Seismologists can identify areas of high seismic hazard and estimate long-term probability—for example, the U.S. Geological Survey estimates a 72% probability of a magnitude 6.7 or larger earthquake striking the San Francisco Bay Area before 2043. However, these probabilistic forecasts differ fundamentally from deterministic predictions of specific events. The scientific community remains skeptical of claimed prediction methods based on animal behavior, weather patterns, or celestial alignments, as rigorous statistical analysis has not validated these approaches.
Current research focuses on understanding earthquake physics through detailed monitoring of fault zones, laboratory experiments on rock mechanics, and sophisticated computer simulations.
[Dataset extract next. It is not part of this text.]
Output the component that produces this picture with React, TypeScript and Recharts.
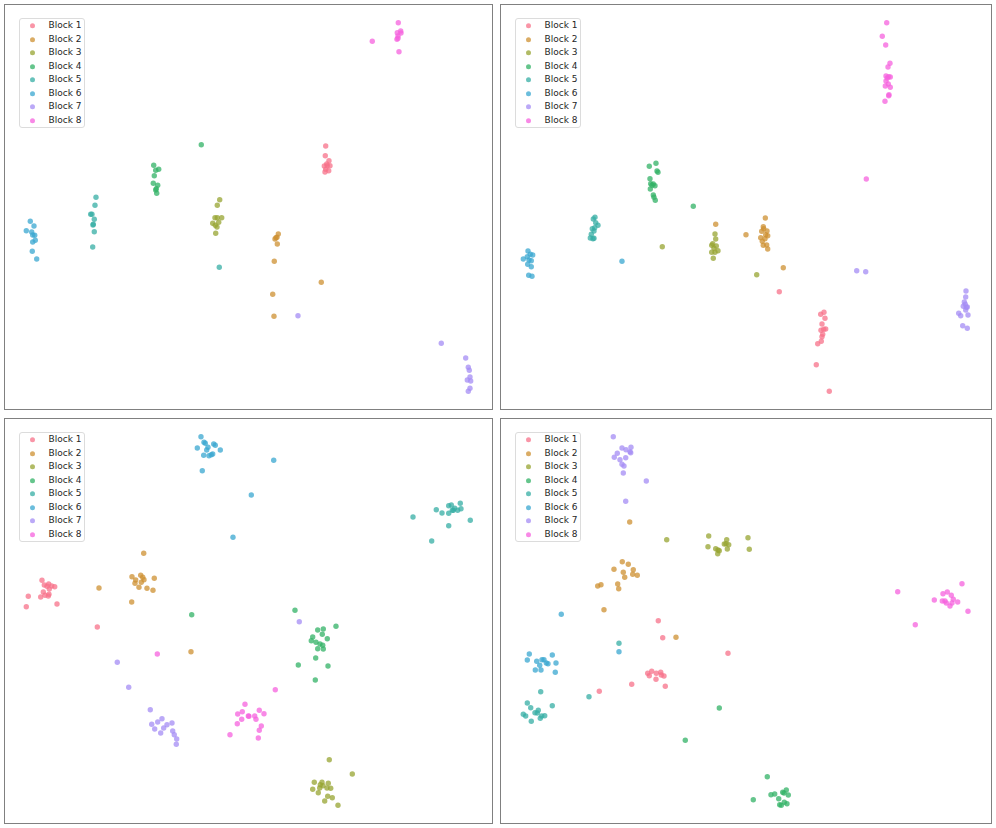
import { ScatterChart, Scatter, XAxis, YAxis } from "recharts";

type Pt = [number, number];

const blockNames = ["Block 1", "Block 2", "Block 3", "Block 4", "Block 5", "Block 6", "Block 7", "Block 8"];
const blockColors = ["#f77189", "#ce9032", "#97a431", "#32b166", "#36ada4", "#39a7d0", "#a48cf4", "#f561dd"];

// top-left embedding
const embedA: Pt[][] = [
  [[325.7,146],[325.3,155.7],[329,160.7],[326.7,164],[324.3,166],[327.3,165.7],[330,165.7],[325.7,169.3],[328.7,170.7],[325,172]],
  [[278.3,234],[276,237.7],[275,239],[277,237.3],[277.3,244],[274.3,261.3],[321.3,282.3],[272.7,294.3],[274,316.3]],
  [[219.7,199.7],[217.3,205.3],[215,217.7],[217.3,217.7],[221.7,217.7],[212.7,223.3],[218.7,222.3],[215.3,225.3],[217,227],[215.7,233.3]],
  [[201.3,144.7],[153.7,165.3],[155.7,170.3],[158.7,169.3],[154.3,175.7],[153.3,183.3],[157.7,185.3],[156.3,188.7],[155.7,190],[156.7,193.3]],
  [[96,197.3],[95,205.3],[90.7,214.3],[92,214.3],[94.3,219.3],[93.3,224.3],[93,225],[94.3,231.7],[92.7,247],[219.3,267.3]],
  [[30.3,221.3],[34,226],[26.3,230.7],[31.7,232],[34.7,235.3],[32.7,235],[35.3,240.3],[32.7,242],[32.3,251.3],[36.7,259]],
  [[298,315.7],[441.3,343.3],[465.7,358],[468.3,367.3],[469.3,370.3],[470,377],[467.3,380],[470.7,381],[470,388.3],[468.3,391.3]],
  [[398.3,22.7],[397.3,32.7],[400.7,31],[401,33],[398,36],[397,39.3],[398,38.3],[399,51.7],[372.3,41.3]],
];

// top-right embedding
const embedB: Pt[][] = [
  [[779.3,291.7],[820.7,314.3],[824,312.3],[825,318.3],[822,324],[821,330.3],[823.7,329.3],[825.7,329],[822.7,334.3],[822,336.7],[821.3,341.3],[817.7,343.7],[816.3,364.7],[829.3,391.3]],
  [[715.7,224.3],[746,234.7],[765.3,218],[763.3,226.7],[763.7,228.7],[761.7,231.3],[767,231],[765.7,234.7],[760.7,237.7],[767.7,235.7],[765,238.7],[762.3,241.3],[766.7,245],[763.3,245.3],[767.7,249],[783.3,267.7]],
  [[662.3,246.7],[715,234],[715.7,239],[712.7,243.7],[711.7,245.3],[716.3,246],[714,248.3],[718,250.7],[711.7,252.3],[715,252.3],[713.3,258.3],[756.7,274.7]],
  [[649.3,166.3],[656,163.3],[657,171],[658,172.3],[650,178.7],[650.7,183.7],[653.3,184],[655,185.7],[652,185.3],[650.3,189],[653.3,195],[654,197.3],[655.3,200.3],[693.3,206.3]],
  [[595,217.3],[593.3,219],[595.7,222.7],[598,225.3],[594.7,227.7],[592.3,228.7],[594,231],[591.3,234.3],[590.3,238],[594,238.3],[593,238.7]],
  [[528,251],[530.3,254.3],[532.7,255],[527.3,256.7],[523.3,259],[529,260],[531.3,260.7],[527.7,264.3],[531.3,266.7],[528.7,275.3],[532,276.3],[622,261.3]],
  [[856.7,270.7],[865.7,271.7],[966,291],[965.7,297],[964.3,302],[965.3,304.3],[963.3,306.3],[966.3,307.3],[967.3,307],[965.7,310],[958.7,313.3],[960.7,315.7],[968,315],[962.7,325.7],[967.3,328.3]],
  [[886.7,22.7],[882.3,36.3],[885.7,45],[890,63.3],[888,67],[886,76],[888.7,76.7],[890.3,77],[887.3,78],[886,81],[888.3,84],[885.3,86],[890.3,87.3],[889,94.7],[888.7,95.7],[885,101.3],[866.3,179]],
];

// bottom-left embedding
const embedC: Pt[][] = [
  [[42,580.3],[48.7,584],[44.3,585],[47,586.3],[51.7,586],[54.7,586.7],[49.3,589],[43.3,592],[28.3,596.3],[40.7,597],[45,595.3],[49,594.3],[48.3,596],[26.3,606.7],[57,604],[97.3,627]],
  [[143.7,553.3],[132,576.7],[140.7,575.3],[142.7,577.3],[135.7,580],[144,579.7],[141.3,582.3],[135,583.3],[139,587.3],[147,588.3],[153,590.3],[154.3,578.3],[131.7,602],[99,588],[191,651.7]],
  [[329.3,759.7],[352.3,774],[314.3,782.3],[322,782.3],[328.3,783.3],[320.3,784.7],[323,785.7],[327,788],[330.7,788.3],[319.7,788],[312.7,789.3],[318.3,792.7],[327.7,796.3],[332.3,797.7],[324.7,801],[338,805.3]],
  [[191.7,614.7],[295,610.3],[336,626.3],[317.7,630],[323.3,629],[322.3,634.3],[327.3,638.7],[312.7,637],[311.3,640.7],[316,642.3],[320,644],[322.7,645.3],[317.7,648.7],[323.3,649],[315.7,658],[298.3,665],[328,666],[315.3,680]],
  [[413,517],[436.3,509.7],[442,513],[448.7,513.3],[448.7,505.7],[451.3,505],[454.7,508.3],[453.3,510.3],[457.7,510.3],[460.3,503.3],[461,508.7],[452.3,510.3],[470.3,520.3],[448.7,525.7],[431.7,541]],
  [[201,436.7],[204,442.3],[205.3,443.3],[213.7,444],[215.3,445.3],[197.3,448],[208,447.3],[206.7,450],[220.3,450],[212.7,454],[211.3,454.7],[203.7,455.3],[209,455.7],[202.3,470.7],[273.7,460.3],[251.3,495],[233,537.3]],
  [[117.3,662.3],[128.7,687.3],[150.3,709.7],[157.7,722],[162,718.7],[151.7,724.3],[167,724.7],[172,723],[163.7,728],[154.7,729],[160.7,733],[172.7,731],[174.3,734.7],[176.7,739],[176.3,744.3],[299.3,621.7]],
  [[157.3,654],[245,704.3],[242.3,711.7],[237.7,714],[248.3,716],[241.7,719.3],[237.3,723.7],[230,734.7],[275.3,689.7],[259.3,710.3],[264,713.7],[249,716.3],[254.7,716],[256,719.3],[261.3,726],[259.3,730.3],[258.3,738]],
];

// bottom-right embedding
const embedD: Pt[][] = [
  [[658.3,620.7],[662.7,637.7],[728,653.3],[647.7,673.3],[651.7,671.3],[656.3,673.3],[660.7,672.3],[649.3,675.7],[661.3,675],[664,676],[656,679.3],[665.3,686.3],[631.7,684.3],[599.3,691.3]],
  [[629.7,522],[622.3,561.7],[628.3,564.3],[614,569.3],[633.3,569.7],[623.3,572.3],[624.7,577.3],[632.7,574.3],[637.3,575.3],[601,584.7],[597.7,586],[617.7,584],[618.7,588.7],[604,609.7],[676,637.3]],
  [[666.7,539.7],[708.7,536],[708,546.7],[715.7,548.7],[718,550],[717.7,553.7],[726.7,539.7],[726,543.7],[724.3,544],[728.7,544.7],[727.3,549],[719.3,550.7],[748,537.7],[749.3,549.3]],
  [[719.3,708],[685.3,740.3],[767.3,776.7],[753.3,799.7],[771,794.7],[774.7,794],[782.7,792.3],[786.3,790],[784,793],[788.3,795],[778.7,798.7],[784.3,802.3],[787,803.7],[779.7,804.7],[781.3,805.3]],
  [[619,643.3],[589,696.7],[540.7,691.7],[527.3,703],[530.7,707.7],[552.3,705.7],[538.3,710.3],[535,712.7],[537.3,713],[523.3,714.3],[525.7,716],[541.7,716],[544.7,715.7],[540.3,718.3],[531.3,721.3]],
  [[561.3,614.3],[619,651.7],[529.3,654],[527.3,660],[536.7,661.3],[542,659.7],[544,659.7],[546.3,663],[548,663.7],[552.3,655],[556,663],[539.7,665.3],[535.3,670],[541,670],[555.3,672.3]],
  [[613.3,436.7],[622,448],[626,449.7],[631,447.3],[630,451.7],[630.7,452.7],[617.3,453.3],[614.3,457.3],[620,459.7],[625.7,457.7],[622,464.3],[624,466],[623.3,473],[646.3,481],[625.7,501.3]],
  [[962,583.7],[897.7,591.7],[943,593.7],[947.3,592],[951.3,595.3],[934.3,600],[942.3,601],[945,601],[953.3,599.3],[946.3,603],[957.7,602],[952,603],[950,606],[968,611.3],[915.3,624.7]],
];

const ALPHA = 0.75;

const Legend8 = () => (
  <div
    style={{
      position: "absolute",
      left: 13.5,
      top: 12.5,
      width: 66,
      height: 110,
      boxSizing: "border-box",
      border: "1px solid #dcdcdc",
      borderRadius: 3,
      background: "rgba(255,255,255,0.8)",
      paddingTop: 0.5,
      fontFamily: "'DejaVu Sans', sans-serif",
      fontSize: 9,
      color: "#262626",
    }}
  >
    {blockNames.map((name, i) => (
      <div key={name} style={{ display: "flex", alignItems: "center", height: 13.5, lineHeight: "13.5px" }}>
        <svg width={29} height={13.5} style={{ flex: "none" }}>
          <circle cx={12.5} cy={6.75} r={2.5} fill={blockColors[i]} fillOpacity={ALPHA} />
        </svg>
        <span style={{ whiteSpace: "nowrap" }}>{name}</span>
      </div>
    ))}
  </div>
);

const Panel = ({ left, top, w, h, x0, y0, groups }: { left: number; top: number; w: number; h: number; x0: number; y0: number; groups: Pt[][] }) => {
  const innerW = w - 2;
  const innerH = h - 2;
  return (
    <div style={{ position: "absolute", left, top, width: w, height: h, boxSizing: "border-box", border: "1px solid #808080", background: "#fff" }}>
      <ScatterChart width={innerW} height={innerH} margin={{ top: 0, right: 0, bottom: 0, left: 0 }}>
        <XAxis type="number" dataKey="x" domain={[x0, x0 + innerW]} allowDataOverflow hide />
        <YAxis type="number" dataKey="y" domain={[y0, y0 + innerH]} allowDataOverflow reversed hide />
        {groups.map((pts, i) => (
          <Scatter
            key={blockNames[i]}
            name={blockNames[i]}
            data={pts.map(([x, y]) => ({ x, y }))}
            isAnimationActive={false}
            shape={(p: any) => <circle cx={p.cx} cy={p.cy} r={2.7} fill={blockColors[i]} fillOpacity={ALPHA} />}
          />
        ))}
      </ScatterChart>
      <Legend8 />
    </div>
  );
};

export default function App() {
  return (
    <div style={{ position: "absolute", left: 0, top: 0, width: 996, height: 828, background: "#fff" }}>
      <Panel left={4} top={4} w={489} h={406} x0={5} y0={5} groups={embedA} />
      <Panel left={500} top={4} w={492} h={406} x0={501} y0={5} groups={embedB} />
      <Panel left={4} top={418} w={489} h={406} x0={5} y0={419} groups={embedC} />
      <Panel left={500} top={418} w={492} h={406} x0={501} y0={419} groups={embedD} />
    </div>
  );
}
Projects like the San Andreas Fault Observatory at Depth (SAFOD) drill directly into active fault zones to measure stress, temperature, and rock properties. The densification of seismograph networks and advances in geodetic measurements using GPS satellites provide unprecedented data about crustal deformation. While short-term prediction remains elusive, these efforts improve our understanding of earthquake processes and enhance hazard assessment for building codes, emergency planning, and public preparedness.
The pragmatic approach to earthquake hazard focuses not on prediction but on preparedness: constructing earthquake-resistant buildings through improved engineering and building codes, developing early warning systems, educating populations about proper response during shaking, and planning emergency response and recovery operations. Countries like Japan and Chile, which experience frequent large earthquakes, have demonstrated that with proper preparation and infrastructure, even major seismic events need not result in catastrophic loss of life. The 2010 magnitude 8.8 Maule earthquake in Chile and the 2011 magnitude 9.1 Tohoku earthquake in Japan, while devastating, resulted in far fewer casualties than would have occurred decades earlier due to improved preparedness and construction standards.